On le considère comme “l’or vert” ou le “carburant du futur”. Le Jatropha curcas, selon les spécialistes, est une plante au rendement très élevé, dont l’huile a les mêmes propriétés que le diesel.

Un seul plant donnerait un litre de biodiesel par an et ce, pendant 40 ans. D’où l’engouement pour la culture de cette plante. Malgré ses vertus sans cesse vantées, comme sa capacité de résistance à une longue sécheresse, le Jatropha a été pendant longtemps négligé.

C’est à la faveur de l’augmentation effrénée du coût du pétrole avec l’épuisement annoncé des énergies fossiles que la recherche s’est tournée à nouveau vers le Jatropha, suscitant du coup l’intérêt de nombreux groupes industriels.

Au Burkina Faso également, le Jatropha a le vent en poupe. Autrefois, servant de haie vive pour protéger les champs des animaux, le Jatropha est devenu une filière économique.

Au départ, le Jatropha, devait être planté uniquement dans les zones arides, très désertiques, ou aucune culture n’est possible. En ce moment, son utilité est certaine puisse qu’il contribue à restaurer les terres, et à combattre l’avancée du désert.

Aujourd’hui, avec la perspective d’un marché potentiel, lié au besoin de biocarburant, les plantations de Jatropha se multiplient à travers le pays, même dans les zones suffisamment arrosées comme la Comoé, le Nayala et le Houet. Par exemple, la province du Nayala compterait à ce jour 150 producteurs de Jatropha. Ces producteurs qui espèrent vendre les graines pour avoir des revenus substantiels y consacrent beaucoup de temps et d’énergie contrairement à ce qu’on avait pensé.

Selon Gilles Vaintilingom, chercheur du CIRAD, le coût d’entretien est élevé lorsqu’on en fait une grande exploitation et le rendement est souvent faible. Le Jatropha n’étant pas un produit comestible. L’intensification de sa production dans un pays où la sécurité alimentaire reste encore un défi, peut constituer une menace. Le marché n’est pas encore bien structuré. A l’image de la filière coton, pouvue qu’à la longue, il ne se crée pas une dépendance envers l’acheteur, entraînant une baisse des prix d’achat.

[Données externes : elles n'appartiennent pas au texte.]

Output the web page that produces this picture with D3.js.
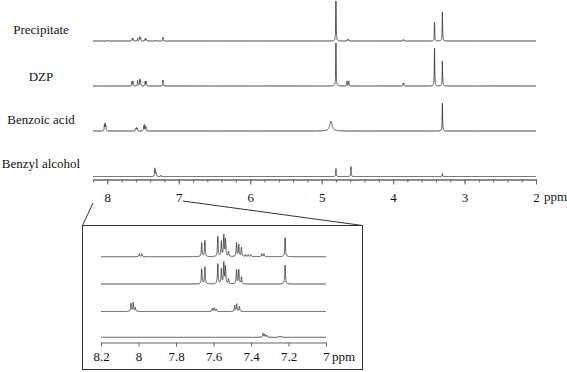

En octobre dernier, le gouvernement ivoirien a préconisé la prudence, expliquant que toutes les techniques de son fonctionnement ne sont pas encore maîtrisées. En Inde, des agriculteurs ont fini par abandonner sa culture car n’ayant pas apporté les revenus promis. Une expérience similaire a été vécue par les producteurs d’anacarde au Burkina Faso. En effet, désenchantés, des producteurs du Sud-Ouest ont dû détruire leurs plantations d’anacarde pour y semer du maïs en 2007.

D’où la nécessité de prendre des précautions pour ne plus tomber dans le piège. Alors que la fièvre monte au niveau des producteurs, les acheteurs ne se bousculent pas pour acheter les récoltes. Même si des comptoirs d’achat de graines de Jatropha sont en train d’être implantés un peu partout dans le pays, il faut surtout souhaiter que tout soit mis en œuvre pour l’achat effectif de la production. En 2007, une convention-cadre pour le développement de la filière biocarburant avait été signée entre le Burkina Faso et la société française Agro Ed.

L’implantation d’une unité industrielle pour la fabrication du biocarburant qui devrait être une suite logique de cet accord est toujours à l’état de projet. A quant la concrétisation de ce projet, source supplémentaire de motivation des producteurs ? Car au moment où certains chercheurs soutiennent à cor et à cri que le jatropha est un mirage, il convient de poser des actes concrets pour convaincre les plus sceptiques. Selon Gilles Vaitilingon, beaucoup de projets allant dans ce sens ont échoué.

Les agriculteurs doivent de ce fait être prudents dans l’allocation des terres pour le Jatropha. Evitant toute propagande, les promoteurs du Jatropha ont également le devoir d’aider les producteurs à mieux calculer leurs coûts de production et les bénéfices en faisant un parallèle avec d’autres cultures.